Robert Frommer, a senior attorney with the Institute for Justice, argued the text of South Carolina’s law creates abuses and created the profit incentive for police to use forfeitures in an overhanded way.
“It forces people to prove their innocence,” Frommer said. “It doesn’t give them hearings for months, if not years. And that affects everyone in South Carolina, not just Travis Green.”
Frommer said he hopes the court would rule that the entire law is unjust.
Chief Justice Donald Beatty questioned why solicitors, when trying a forfeiture case in civil court, must only prove probable cause since police initially had to show probable cause. Battle said the solicitor must “reaffirm probable cause” to the judge.
In South Carolina, law enforcement receives 75 percent of proceeds from forfeitures, while the prosecuting agency receives 20 percent; 5 percent goes to the state general fund.
Justice Kaye Hearn asked Battle if law enforcement having a financial stake affects how they operate. Battle said it can, but a judge must approve the forfeiture.
“So I guess your answer is, even though it may have been improper on the front end, at the tail end of this process it gets fixed by the court?” Hearn said.
“Exactly,” Battle replied.
Justice John Few’s line of questions sought to understand whether an agency could obtain a forfeiture ruling from a judge before a criminal case is ever decided. It can happen because the cases are separate and the standard of proof is lower in the civil case than the criminal case, Battle said.

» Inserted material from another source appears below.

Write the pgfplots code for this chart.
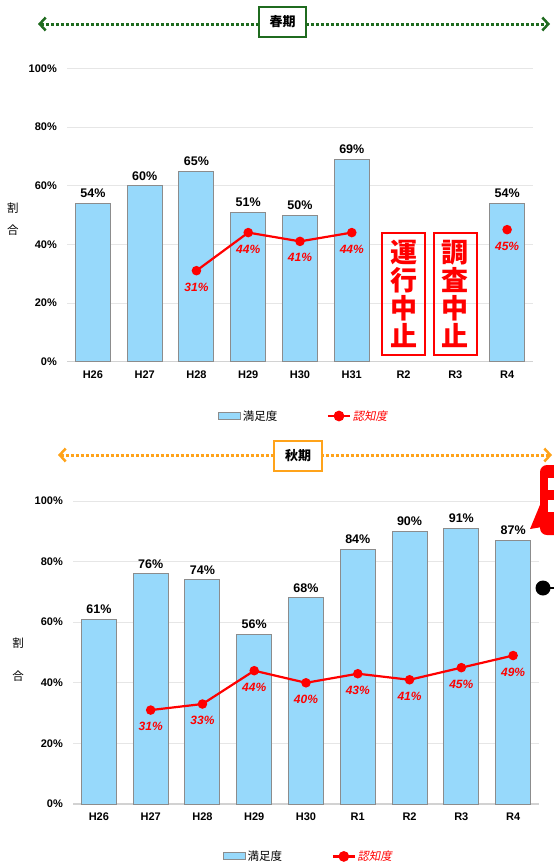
\documentclass[border=0pt]{standalone}
\usepackage{pgfplots}
\pgfplotsset{compat=1.18}
\usetikzlibrary{arrows.meta}
\usepackage{fontspec}
\setmainfont{Liberation Sans}
\newfontfamily\jp{Noto Sans CJK JP}
\newfontfamily\jpit[FakeSlant=0.2]{Noto Sans CJK JP}

\definecolor{barblue}{HTML}{97D9FB}
\definecolor{baredge}{HTML}{8C8C8C}
\definecolor{gridgray}{HTML}{E6E6E6}
\definecolor{hdrgreen}{HTML}{1F6B1F}
\definecolor{hdrorange}{HTML}{FFA31A}
\definecolor{lred}{HTML}{FF0000}

\tikzset{
  header/.style={line width=3pt, dash pattern=on 3pt off 2pt,
    {Straight Barb[length=6pt,width=13pt,line width=2.5pt]}-{Straight Barb[length=6pt,width=13pt,line width=2.5pt]}},
}

\pgfplotsset{
  kaiko/.style={
    scale only axis, width=466pt,
    xmin=-0.5, xmax=8.5, ymin=0, ymax=100,
    xtick={0,...,8}, ytick={0,20,...,100},
    yticklabels={0\%,20\%,40\%,60\%,80\%,100\%},
    /pgf/number format/assume math mode=true,
    major tick length=0pt,
    axis line style={draw=none},
    ymajorgrids, grid style={gridgray, line width=0.8pt},
    tick label style={font=\fontsize{11}{13}\selectfont\bfseries},
    yticklabel style={inner sep=0pt, xshift=-10pt},
    xticklabel style={inner sep=0pt, yshift=-9pt},
    ylabel style={font=\fontsize{11.5}{22}\selectfont\jp, rotate=-90, align=center, anchor=center},
    clip=false,
    legend columns=2,
    legend style={draw=none, fill=none, anchor=center, inner sep=0pt,
      font=\fontsize{11.5}{13}\selectfont\jp,
      nodes={inner sep=1.5pt},
      /tikz/every even column/.append style={column sep=48pt}},
  },
  satisf/.style={ybar, bar width=35pt, bar shift=0pt, fill=barblue, draw=baredge, line width=1pt,
    nodes near coords={\pgfmathprintnumber{\pgfplotspointmeta}\%},
    every node near coord/.append style={font=\fontsize{12.5}{14}\selectfont\bfseries, black, inner sep=0pt, anchor=south, yshift=5pt},
    legend image code/.code={\draw[fill=barblue, draw=baredge, line width=1pt] (0pt,-3.5pt) rectangle (22pt,3.5pt);}},
  ninchi/.style={lred, line width=2.2pt, mark=*, mark size=3.6pt, mark options={fill=lred},
    nodes near coords={\pgfmathprintnumber{\pgfplotspointmeta}\%},
    every node near coord/.append style={font=\fontsize{12}{14}\selectfont\bfseries\itshape, lred, inner sep=0pt, anchor=north, yshift=-11pt},
    legend image code/.code={\draw[lred, line width=2.2pt] (0pt,0pt) -- (22pt,0pt); \fill[lred] (11pt,0pt) circle (4.2pt);}},
}

\begin{document}
\begin{tikzpicture}
\useasboundingbox (0pt,0pt) rectangle (554pt,-865pt);
\clip (0pt,0pt) rectangle (554pt,-865pt);

% spring header
\draw[hdrgreen, header] (38pt,-24pt) -- (550pt,-24pt);
\node[draw=hdrgreen, line width=2pt, fill=white, minimum width=47pt, minimum height=30pt,
  font=\fontsize{13}{15}\selectfont\jp\bfseries] at (282.5pt,-22pt) {春期};

\begin{axis}[kaiko, height=293pt, at={(67pt,-361.5pt)}, anchor=south west,
  xticklabels={H26,H27,H28,H29,H30,H31,R2,R3,R4},
  ylabel={割\\合}, ylabel style={at={(axis description cs:-0.116,0.486)}},
  legend style={at={(axis description cs:0.5075,-0.186)}}]
\draw[gray!35, line width=1.5pt] (axis cs:-0.5,0) -- (axis cs:8.5,0);
\addplot[satisf] coordinates {(0,54)(1,60)(2,65)(3,51)(4,50)(5,69)(8,54)};
\addlegendentry{満足度}
\addplot[ninchi] coordinates {(2,31)(3,44)(4,41)(5,44)};
\addlegendentry{\textcolor{lred}{\jpit 認知度}}
\addplot[ninchi, forget plot] coordinates {(8,45)};
\node[draw=lred, line width=2pt, minimum width=43pt, minimum height=122pt, inner sep=0pt,
  text=lred, align=center, font=\fontsize{27}{28}\selectfont\jp\bfseries]
  at (axis cs:6,23) {運\\行\\中\\止};
\node[draw=lred, line width=2pt, minimum width=43pt, minimum height=122pt, inner sep=0pt,
  text=lred, align=center, font=\fontsize{27}{28}\selectfont\jp\bfseries]
  at (axis cs:7,23) {調\\査\\中\\止};
\end{axis}

% autumn header
\draw[hdrorange, header] (58pt,-455pt) -- (552pt,-455pt);
\node[draw=hdrorange, line width=2pt, fill=white, minimum width=48pt, minimum height=30pt,
  font=\fontsize{13}{15}\selectfont\jp\bfseries] at (298pt,-456pt) {秋期};

\begin{axis}[kaiko, height=303pt, at={(73pt,-804pt)}, anchor=south west,
  xticklabels={H26,H27,H28,H29,H30,R1,R2,R3,R4},
  ylabel={割\\合}, ylabel style={at={(axis description cs:-0.118,0.477)}, font=\fontsize{11.5}{33}\selectfont\jp},
  legend style={at={(axis description cs:0.505,-0.173)}}]
\draw[gray!35, line width=1.5pt] (axis cs:-0.5,0) -- (axis cs:8.5,0);
\addplot[satisf] coordinates {(0,61)(1,76)(2,74)(3,56)(4,68)(5,84)(6,90)(7,91)(8,87)};
\addlegendentry{満足度}
\addplot[ninchi] coordinates {(1,31)(2,33)(3,44)(4,40)(5,43)(6,41)(7,45)(8,49)};
\addlegendentry{\textcolor{lred}{\jpit 認知度}}
\end{axis}

% cut-off callout and marker at the right edge
\fill[lred, rounded corners=7pt] (540pt,-465pt) rectangle (580pt,-535pt);
\fill[lred] (542pt,-500pt) -- (530pt,-529pt) -- (548pt,-526pt) -- cycle;
\fill[white] (548pt,-478pt) rectangle (554pt,-490pt);
\fill[white] (548pt,-500pt) rectangle (554pt,-512pt);
\fill[black] (543pt,-588pt) circle (7.5pt);
\draw[black, line width=1.5pt] (543pt,-588pt) -- (556pt,-588pt);
\end{tikzpicture}
\end{document}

“Your forfeiture action, it seems to me, you’re being relieved of the burden of proving that a crime occurred,” Few said.
The state’s highest court decision looms even as members of the General Assembly have renewed efforts to overhaul the state’s civil asset forfeiture laws.
A bill was prefiled by state Sen. Gerald Malloy, D-Hartsville, while a bipartisan group of House lawmakers spent months crafting a new draft of a bill that nearly passed the House at the end of the 2019 session. Each bill would reform the state’s forfeiture laws, making forfeiture of property incumbent on a criminal conviction in most cases.
A House measure filed on Tuesday says property would be returned to owners if a forfeiture action related to a criminal case isn’t started within 30 days. It would also change the burden of proof from the owner to the seizing agency. It would also send forfeiture hearings for amounts lower than $7,500 to magistrate courts.
But the proposed House bill would leave intact some financial incentives. Law enforcement would still retain the first $1,000 of any forfeiture while the rest would be sent to the prosecuting agency. The bill was referred to the House Judiciary Committee.
The legislative reforms that have been proposed are still inadequate because they contain the same constitutional issues that are being litigated right now, Frommer said.
“They still contain the same profit incentive,” he said.
Frommer said it’s incumbent on the Supreme Court to give the General Assembly guidance on what the constitution does and doesn’t permit.
Beatty asked Battle whether the solicitor’s office ever dismisses criminal cases if a person agrees to forfeit their property.
“You’ve danced around just about every question we’ve asked you here today without really complete answers,” Beatty said.
Battle said he exclusively works the civil cases. He said he expects most criminal cases to move forward even if the defendant agreed to forfeit their property.
“You have no idea how many of those cases are play to prosecute?” Beatty asked. “To be quite frank with you, I don’t believe you, but that’s the end of that.”